5月1日
前日の午後10時半から午前3時過ぎまで寮の自治会に関心がある人で集まったため、朝は遅く起床。残り物の手羽元の甘酢煮を食べて、作業。雲行きが怪しくなって来たが、前日風呂に入るのを忘れていたため、シャワー浴びたりしているうちに降り出してしまう。幸いにして雨量は少なく、自転車でも無理なく登校。
4限少し前に教室に到着したので、叔母に電話をしてみると、いきなり泣き出してしまった。こちらもつられてしまう。
授業終了後、院生室で申請書類などの作業。それなりのところで終わらせて、ハナマサでもも肉を買って帰ろうとしている時に、火曜日はどうせ特に予定もないのだし、祖母の見舞いで親戚が来るというので、二度手間にはなるが水戸に戻ろうと母に電話をかける。
呼吸が怪しくなっている。
一瞬、何を言っているのかわからなかった。すぐさま、水戸にすぐ帰る必要性を感じた。母にすぐ特急に乗ると言って帰宅。着替えてタクシーを捕まえて大塚駅へ。既のところで22時15分発のときわに乗り込み、23時40分に水戸駅に到着。再びタクシーに乗って、協同病院まで。
幸い、呼吸は来ている時には幾分か安定していた。それでも、かた呼吸というか、痰が絡みながらいびきをかいているのがよくわかった。
祖母が脳出血で倒れてから3日間、叔母と母は二人で頑張って祖母を車に乗せ、病院に連れて行き、夜遅くまで待合室に待機していた。その間、麻痺になった左手が使えない中、右手を使いながら何かをしようとした形跡が残る祖母の家に向かい、血を拭いたり、食べ物を片したり、洗濯物を戻したりもしたらしい。
突然の帰省だったため、自分の寝床が用意できず、父が普段母と弟と寝ているところに入らせてもらった。寝始めたのは1時半ごろだが、やはり展開の早さに眠ることができない。おきたのは7時で、とても寝た気がしなかった。
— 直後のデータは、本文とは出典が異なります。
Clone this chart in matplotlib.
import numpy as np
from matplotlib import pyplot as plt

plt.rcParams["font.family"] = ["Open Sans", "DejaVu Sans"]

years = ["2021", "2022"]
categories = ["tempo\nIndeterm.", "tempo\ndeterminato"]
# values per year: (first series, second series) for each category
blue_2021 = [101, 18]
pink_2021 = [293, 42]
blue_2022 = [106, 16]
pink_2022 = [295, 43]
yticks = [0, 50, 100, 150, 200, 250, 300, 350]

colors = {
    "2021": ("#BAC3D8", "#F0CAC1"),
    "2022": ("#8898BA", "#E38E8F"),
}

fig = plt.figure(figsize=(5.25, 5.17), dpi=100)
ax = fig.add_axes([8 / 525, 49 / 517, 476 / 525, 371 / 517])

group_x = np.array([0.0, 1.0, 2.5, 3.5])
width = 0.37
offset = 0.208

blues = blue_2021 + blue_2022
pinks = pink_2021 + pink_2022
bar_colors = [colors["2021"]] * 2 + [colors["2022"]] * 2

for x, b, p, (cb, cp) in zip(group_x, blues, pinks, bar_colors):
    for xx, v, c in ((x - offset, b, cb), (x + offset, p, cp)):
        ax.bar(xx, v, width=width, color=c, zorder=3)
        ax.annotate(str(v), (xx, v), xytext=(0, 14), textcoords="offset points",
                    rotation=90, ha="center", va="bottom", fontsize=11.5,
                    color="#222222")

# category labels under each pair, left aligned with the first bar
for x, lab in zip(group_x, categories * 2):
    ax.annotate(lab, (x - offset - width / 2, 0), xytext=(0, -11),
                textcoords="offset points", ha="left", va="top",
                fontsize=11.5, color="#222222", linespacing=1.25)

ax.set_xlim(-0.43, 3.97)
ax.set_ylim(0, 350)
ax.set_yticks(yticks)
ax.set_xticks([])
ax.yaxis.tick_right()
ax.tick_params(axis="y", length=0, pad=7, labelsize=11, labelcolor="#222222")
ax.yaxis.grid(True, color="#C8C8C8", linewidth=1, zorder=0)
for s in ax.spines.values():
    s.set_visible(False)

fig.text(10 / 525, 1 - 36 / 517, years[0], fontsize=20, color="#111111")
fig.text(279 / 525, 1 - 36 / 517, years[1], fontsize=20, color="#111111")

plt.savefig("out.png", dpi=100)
9時過ぎに再び病院に向かうと、だいぶ呼吸は安定していた。脳出血後に意識障害が起こることはあっても、直接なぜ寝たきりなのかはわからないらしい。幸い、11時から担当の医師の方の説明を受けられることになっていた。
10時50分ごろ、日立から親戚のおじさん、おばさんが来てくれた。抑えていた涙が零れ落ちる。本当に来てくれて嬉しかった。当日祖母とあっていなかった叔母と親戚でICUに向かっている間、気が抜けたように空を見つめていた。これからどうなるのだろうか。なぜもっと早く気づいてあげられなかったのか。これは自分よりも祖母の近くにいた母と叔母が強く悔いていることだろうと思う。すでに認知症が分かって、普段より多めに会いにいっていたのだから、まだ発見が早かっただろうということは容易いのだろうが、それでももう少し発見が早ければと思ってしまう心情に、僕は何もいうことができない。
一旦病院を後にして、千波湖近くのレストランで8人で昼食。大学1年生くらいになるまでは、祖母の兄弟の末っ子のおじさんの家に親戚一同集まっていたのだが、20年近く続いた元旦の風物詩も、自然と消えていた。5年ぶりに、親戚一同集まって話す場が、まさか祖母の病によって生じるとは、とても予想はつかなかった。
親戚のおじさん、おばさんたちは昼食後に水戸を後にした。母と叔母と自分の3人で、13時に終わったMRIの結果を医師の方から告げられる。
原因は、アミロイド血管症。アミロイドというタンパク質の一種が脳の血管に貯まることによって脳出血が引き起こされるらしい。よく見られる合併症なのだろうか、アミロイドの蓄積は認知症の要因ともなるらしい。これで説明がつく。祖母の脳には、出血の黒い塊だけではなく、医師の方も驚くほどの無数の血管の破裂が確認された。
こうなって来ると、手術は難しいらしい。熱も出ているので、容体が安静になるのを待つことも必要だった。最悪の場合には、痰が絡むことで肺炎を起こす感覚がだんだんと短くなり、そのまま衰弱。最高でも車椅子生活で介助が必要になるらしい。意識がないので、まだ左での麻痺の程度もわからない。
おおよその話が分かった段階で、東京に戻ることにした。15時半前に出た電車の途中で、ぐっすりと寝てしまい、目覚めた時には上野駅だった。
もう今までのような生活は望めないだろう。祖母が一人で住んでいた家も引き払うことになるだろう。祖母の容体を鑑みながら、淡々と進めざるを得ない作業を思い浮かべると、母と叔母の助けになんとかなってやりたいと、どれだけできるのかわからないが、そう思う。